For Geoffrey Canada, 47, the notion of "life in the projects" isn't a metaphor. Canada grew up poor in the South Bronx, left home to attend Bowdoin College and Harvard University, and, in 1990, returned to New York, where he later became CEO of Rheedlen Centers, an organization that brings opportunity and hope to residents of Central Harlem. In 1994, Canada received the prestigious Heinz Award for his work on behalf of poor families and young children -- a $250,000 prize that recognized him as a leader of social change. Also in 1994, he published a book, Fist Stick Knife Gun: A Personal History of Violence in America (Beacon Press), that chronicles the despair and violence that he saw while growing up. Today Canada devotes his energy to eradicating that kind of despair and violence.

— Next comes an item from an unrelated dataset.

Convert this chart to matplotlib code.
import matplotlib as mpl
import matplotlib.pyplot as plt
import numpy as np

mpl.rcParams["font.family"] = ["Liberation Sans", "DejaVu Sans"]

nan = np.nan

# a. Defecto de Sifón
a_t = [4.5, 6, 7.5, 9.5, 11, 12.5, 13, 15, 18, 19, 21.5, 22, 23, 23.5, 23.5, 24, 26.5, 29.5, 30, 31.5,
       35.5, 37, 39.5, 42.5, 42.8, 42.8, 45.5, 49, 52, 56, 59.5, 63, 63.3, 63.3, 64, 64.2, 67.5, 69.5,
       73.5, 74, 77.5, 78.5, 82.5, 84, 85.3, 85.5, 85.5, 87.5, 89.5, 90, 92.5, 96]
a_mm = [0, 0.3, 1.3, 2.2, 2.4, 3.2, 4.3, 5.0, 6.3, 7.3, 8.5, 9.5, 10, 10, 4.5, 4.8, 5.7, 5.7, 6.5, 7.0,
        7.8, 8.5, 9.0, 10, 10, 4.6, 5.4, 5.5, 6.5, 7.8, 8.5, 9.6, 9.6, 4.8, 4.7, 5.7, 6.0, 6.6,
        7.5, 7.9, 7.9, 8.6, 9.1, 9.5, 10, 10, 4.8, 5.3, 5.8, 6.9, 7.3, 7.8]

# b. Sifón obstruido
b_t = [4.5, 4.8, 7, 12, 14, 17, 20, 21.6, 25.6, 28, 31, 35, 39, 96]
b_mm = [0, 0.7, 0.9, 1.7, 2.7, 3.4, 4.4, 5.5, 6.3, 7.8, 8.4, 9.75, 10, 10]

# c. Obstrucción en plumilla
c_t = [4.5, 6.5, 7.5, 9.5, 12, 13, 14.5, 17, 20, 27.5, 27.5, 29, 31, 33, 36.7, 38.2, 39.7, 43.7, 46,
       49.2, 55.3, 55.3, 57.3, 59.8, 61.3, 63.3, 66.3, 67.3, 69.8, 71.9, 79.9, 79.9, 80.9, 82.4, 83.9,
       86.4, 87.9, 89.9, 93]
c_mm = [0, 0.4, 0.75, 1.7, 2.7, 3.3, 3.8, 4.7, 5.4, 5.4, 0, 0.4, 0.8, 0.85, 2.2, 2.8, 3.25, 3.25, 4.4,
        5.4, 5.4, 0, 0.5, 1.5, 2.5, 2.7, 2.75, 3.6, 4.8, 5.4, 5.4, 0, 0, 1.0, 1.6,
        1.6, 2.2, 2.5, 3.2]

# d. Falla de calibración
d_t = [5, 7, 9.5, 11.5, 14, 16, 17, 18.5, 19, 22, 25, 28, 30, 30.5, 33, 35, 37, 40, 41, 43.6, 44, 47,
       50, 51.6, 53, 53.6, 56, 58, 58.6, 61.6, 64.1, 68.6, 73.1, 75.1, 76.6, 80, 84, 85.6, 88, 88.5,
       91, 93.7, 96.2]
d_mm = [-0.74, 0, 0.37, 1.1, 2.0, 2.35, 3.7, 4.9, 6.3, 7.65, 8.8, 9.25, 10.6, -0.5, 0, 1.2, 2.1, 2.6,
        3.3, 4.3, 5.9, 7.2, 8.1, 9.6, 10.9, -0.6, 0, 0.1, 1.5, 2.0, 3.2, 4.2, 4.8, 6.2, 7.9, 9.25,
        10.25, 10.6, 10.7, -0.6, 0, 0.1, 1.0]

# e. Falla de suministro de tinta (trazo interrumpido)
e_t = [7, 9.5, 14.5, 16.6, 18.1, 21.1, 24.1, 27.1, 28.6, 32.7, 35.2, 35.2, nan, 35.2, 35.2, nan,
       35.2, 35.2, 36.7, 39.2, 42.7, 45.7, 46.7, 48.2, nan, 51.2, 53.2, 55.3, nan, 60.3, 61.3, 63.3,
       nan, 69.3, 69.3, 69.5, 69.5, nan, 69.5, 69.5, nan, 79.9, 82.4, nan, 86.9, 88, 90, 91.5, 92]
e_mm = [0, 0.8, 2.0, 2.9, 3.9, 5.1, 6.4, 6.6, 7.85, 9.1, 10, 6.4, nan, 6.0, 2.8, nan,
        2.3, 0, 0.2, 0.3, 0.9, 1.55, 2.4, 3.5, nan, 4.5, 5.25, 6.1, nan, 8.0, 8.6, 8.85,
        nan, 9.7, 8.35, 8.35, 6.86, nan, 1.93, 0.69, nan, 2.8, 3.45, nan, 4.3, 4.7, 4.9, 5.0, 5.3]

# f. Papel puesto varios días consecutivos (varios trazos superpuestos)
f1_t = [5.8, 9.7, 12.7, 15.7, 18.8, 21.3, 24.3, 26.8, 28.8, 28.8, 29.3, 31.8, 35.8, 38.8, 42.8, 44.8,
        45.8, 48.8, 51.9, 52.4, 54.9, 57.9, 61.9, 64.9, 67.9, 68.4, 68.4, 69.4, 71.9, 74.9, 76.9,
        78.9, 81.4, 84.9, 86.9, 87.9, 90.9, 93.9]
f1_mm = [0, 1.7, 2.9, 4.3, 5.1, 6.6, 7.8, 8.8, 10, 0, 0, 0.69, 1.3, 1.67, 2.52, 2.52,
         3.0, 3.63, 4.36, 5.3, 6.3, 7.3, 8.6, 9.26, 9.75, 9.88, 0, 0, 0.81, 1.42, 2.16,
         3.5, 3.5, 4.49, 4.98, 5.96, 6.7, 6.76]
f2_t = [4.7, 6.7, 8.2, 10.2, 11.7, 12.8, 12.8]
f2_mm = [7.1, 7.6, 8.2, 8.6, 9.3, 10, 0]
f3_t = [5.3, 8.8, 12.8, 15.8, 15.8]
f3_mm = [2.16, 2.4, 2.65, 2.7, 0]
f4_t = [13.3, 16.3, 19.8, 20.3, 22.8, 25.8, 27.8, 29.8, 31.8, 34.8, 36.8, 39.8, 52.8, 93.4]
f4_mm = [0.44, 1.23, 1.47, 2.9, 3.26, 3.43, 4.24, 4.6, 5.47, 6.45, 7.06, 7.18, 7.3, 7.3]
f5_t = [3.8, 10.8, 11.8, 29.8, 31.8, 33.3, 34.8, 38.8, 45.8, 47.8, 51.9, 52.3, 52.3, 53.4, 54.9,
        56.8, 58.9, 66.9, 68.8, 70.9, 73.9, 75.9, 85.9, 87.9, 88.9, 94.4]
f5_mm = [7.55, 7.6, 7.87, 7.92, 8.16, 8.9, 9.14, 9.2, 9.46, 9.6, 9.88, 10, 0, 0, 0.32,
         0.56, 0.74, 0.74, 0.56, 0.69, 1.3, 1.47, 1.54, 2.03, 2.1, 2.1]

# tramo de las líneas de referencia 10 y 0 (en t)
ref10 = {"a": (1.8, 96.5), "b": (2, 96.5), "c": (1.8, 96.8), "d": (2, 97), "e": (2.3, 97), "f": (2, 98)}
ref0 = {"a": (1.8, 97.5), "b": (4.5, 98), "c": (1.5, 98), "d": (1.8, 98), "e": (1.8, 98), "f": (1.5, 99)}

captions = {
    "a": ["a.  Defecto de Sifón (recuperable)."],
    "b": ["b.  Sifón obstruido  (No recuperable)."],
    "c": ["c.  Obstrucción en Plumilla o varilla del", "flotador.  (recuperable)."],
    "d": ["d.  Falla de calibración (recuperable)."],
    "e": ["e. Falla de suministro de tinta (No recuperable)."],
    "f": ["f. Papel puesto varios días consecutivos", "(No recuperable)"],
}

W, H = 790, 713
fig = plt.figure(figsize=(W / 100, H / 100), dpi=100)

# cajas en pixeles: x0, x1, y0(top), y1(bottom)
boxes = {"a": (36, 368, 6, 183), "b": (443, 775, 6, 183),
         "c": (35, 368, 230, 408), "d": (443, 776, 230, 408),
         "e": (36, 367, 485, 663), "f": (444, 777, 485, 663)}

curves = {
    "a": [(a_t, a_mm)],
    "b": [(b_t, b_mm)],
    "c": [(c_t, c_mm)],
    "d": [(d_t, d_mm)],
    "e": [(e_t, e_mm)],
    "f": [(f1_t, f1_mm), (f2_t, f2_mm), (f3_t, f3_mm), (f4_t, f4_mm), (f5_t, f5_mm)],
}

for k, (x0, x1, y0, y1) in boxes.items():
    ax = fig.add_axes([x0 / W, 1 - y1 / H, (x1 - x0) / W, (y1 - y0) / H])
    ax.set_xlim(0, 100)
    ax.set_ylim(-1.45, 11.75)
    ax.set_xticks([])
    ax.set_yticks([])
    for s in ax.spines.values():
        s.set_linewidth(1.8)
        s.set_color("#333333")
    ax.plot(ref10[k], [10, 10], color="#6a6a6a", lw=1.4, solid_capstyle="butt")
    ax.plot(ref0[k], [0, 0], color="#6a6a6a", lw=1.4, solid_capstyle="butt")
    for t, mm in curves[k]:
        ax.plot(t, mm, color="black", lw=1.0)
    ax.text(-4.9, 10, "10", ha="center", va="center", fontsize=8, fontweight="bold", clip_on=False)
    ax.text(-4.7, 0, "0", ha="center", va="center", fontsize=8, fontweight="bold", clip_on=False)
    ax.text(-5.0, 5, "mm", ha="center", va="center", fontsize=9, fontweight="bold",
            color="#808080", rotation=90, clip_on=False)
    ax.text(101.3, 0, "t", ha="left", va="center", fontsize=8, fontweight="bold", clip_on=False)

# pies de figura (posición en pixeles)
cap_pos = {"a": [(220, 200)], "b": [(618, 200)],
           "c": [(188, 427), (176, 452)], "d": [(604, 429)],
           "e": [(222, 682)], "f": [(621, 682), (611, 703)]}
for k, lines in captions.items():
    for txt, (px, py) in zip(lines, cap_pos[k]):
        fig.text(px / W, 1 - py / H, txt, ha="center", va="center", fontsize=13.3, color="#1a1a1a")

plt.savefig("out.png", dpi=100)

What can a community activist teach an advertising executive, a software engineer, a management consultant, or a manufacturing manager about the world of projects? According to Canada, the work of community organizing and the work of business have a great deal in common: Success in both depends on passion and vision -- and on your ability to communicate your purpose to others. Here are Canada's strategies for gaining support and loyalty for any project.

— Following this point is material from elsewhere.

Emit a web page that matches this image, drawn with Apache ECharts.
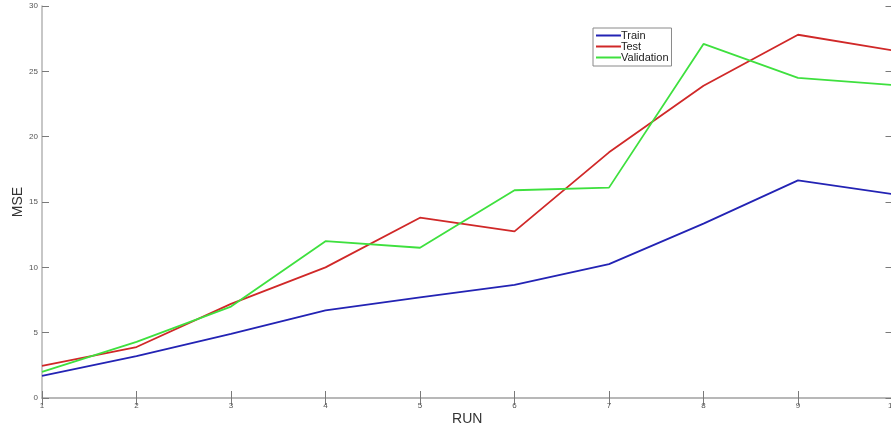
<!DOCTYPE html>
<html>
<head>
<meta charset="utf-8">
<script src="https://cdn.jsdelivr.net/npm/echarts@6/dist/echarts.min.js"></script>
<style>
  html, body { margin: 0; padding: 0; background: #fff; }
  #chart { width: 891px; height: 430px; }
</style>
</head>
<body>
<div id="chart"></div>
<script>
// Run indices (x axis)
const runs = [1, 2, 3, 4, 5, 6, 7, 8, 9, 10];
// Mean squared error per run
const trainMSE = [1.7, 3.2, 4.9, 6.7, 7.7, 8.65, 10.25, 13.35, 16.65, 15.6];
const testMSE = [2.45, 3.9, 7.2, 10.0, 13.8, 12.75, 18.8, 23.9, 27.8, 26.6];
const validationMSE = [2.0, 4.3, 7.0, 12.0, 11.5, 15.9, 16.1, 27.1, 24.5, 23.95];
const seriesNames = ['Train', 'Test', 'Validation'];
const seriesColors = ['#2323b4', '#d02828', '#3ee03e'];
// Axis ranges
const yTicks = [0, 5, 10, 15, 20, 25, 30];

const pairs = vals => runs.map((r, i) => [r, vals[i]]);

const boxLine = { show: true, lineStyle: { color: '#b4b4b4', width: 1.5 } };
const tickStyle = { show: true, inside: true, length: 7, lineStyle: { color: '#7a7a7a', width: 1 } };
const tickLabel = { color: '#555', fontSize: 8, fontFamily: 'Liberation Sans, Arial, sans-serif' };

const chart = echarts.init(document.getElementById('chart'), null, { renderer: 'canvas' });
chart.setOption({
  animation: false,
  backgroundColor: '#ffffff',
  grid: { left: 42, right: -1.5, top: 6, bottom: 32, containLabel: false, outerBoundsMode: 'none' },
  legend: {
    data: seriesNames,
    orient: 'vertical',
    left: 593,
    top: 28,
    padding: [2, 3, 3, 3],
    itemGap: 0,
    itemWidth: 25,
    itemHeight: 12,
    icon: 'path://M0,5 L25,5 L25,7 L0,7 Z',
    backgroundColor: '#fff',
    borderColor: '#8a8a8a',
    borderWidth: 1,
    textStyle: { color: '#222', fontSize: 11, fontFamily: 'Liberation Sans, Arial, sans-serif', padding: [0, 0, 0, -5] }
  },
  xAxis: [
    {
      type: 'value', min: runs[0], max: runs[runs.length - 1], interval: 1,
      name: 'RUN', nameLocation: 'middle', nameGap: 14, nameMoveOverlap: false,
      nameTextStyle: { color: '#333', fontSize: 14, fontFamily: 'Liberation Sans, Arial, sans-serif' },
      axisLine: boxLine, axisTick: tickStyle,
      axisLabel: Object.assign({ margin: 4 }, tickLabel),
      splitLine: { show: false }
    },
    {
      type: 'value', position: 'top', min: runs[0], max: runs[runs.length - 1], interval: 1,
      axisLine: boxLine, axisTick: tickStyle, axisLabel: { show: false }, splitLine: { show: false }
    }
  ],
  yAxis: [
    {
      type: 'value', min: yTicks[0], max: yTicks[yTicks.length - 1], interval: 5,
      name: 'MSE', nameLocation: 'middle', nameGap: 17, nameMoveOverlap: false,
      nameTextStyle: { color: '#333', fontSize: 14, fontFamily: 'Liberation Sans, Arial, sans-serif' },
      axisLine: boxLine, axisTick: tickStyle,
      axisLabel: Object.assign({ margin: 4 }, tickLabel),
      splitLine: { show: false }
    },
    {
      type: 'value', position: 'right', min: yTicks[0], max: yTicks[yTicks.length - 1], interval: 5,
      axisLine: boxLine, axisTick: tickStyle, axisLabel: { show: false }, splitLine: { show: false }
    }
  ],
  series: [trainMSE, testMSE, validationMSE].map((vals, i) => ({
    name: seriesNames[i],
    type: 'line',
    data: pairs(vals),
    xAxisIndex: 0,
    yAxisIndex: 0,
    showSymbol: false,
    color: seriesColors[i],
    lineStyle: { color: seriesColors[i], width: 1.8 }
  }))
});
</script>
</body>
</html>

Admit that you have ulterior motives. Before people will believe in you and in what you have to say, you must overcome their cynicism. In my work, I deal with underprivileged people who have seen plenty of programs come and go, leaving behind unfulfilled promises. So, naturally, there's a lot of suspicion. Why should anyone believe that you and your ideas will be any different?

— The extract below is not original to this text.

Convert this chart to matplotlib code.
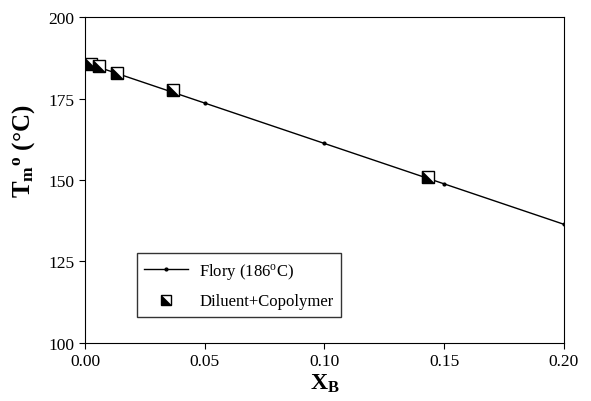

You have to put your interests on the table. Say what it is that you're getting out of the project. And it can't be about your being great and wonderful -- that's not a sufficient reason for you to commit the amount of time and energy that it takes to make a project work. Doing a project is not about being a nice person.

We're very clear with people about what we're doing: We will help you, but we're doing it because we're on a mission. We hope that you'll succeed, and that America will notice. People will realize that if you can do it, so can people in Chicago or Detroit or Flint, Michigan. We get folks to see that they're involved in groundbreaking, exciting work. We want them to see themselves as partners with us and with each other. Then it's not about what we'll do to or for them. It's about what we can achieve together.

Listen -- don't debate. It's almost impossible to change someone's mind through confrontation. It makes far more sense to listen to your opponents and to let them develop their arguments fully. That's hard. Typically we listen to the first half of an opposing idea, and then we rebut it. The result: Our opponents feel antagonized. They turn us off, and we never get to address the other half of their thinking.

I try to keep asking questions. Learning is the only way that you'll discover what might move your opponents away from their position and toward yours. By asking questions, you create an opening to explain how your project is different from what they think it is, or why you're approaching your project in a particular way.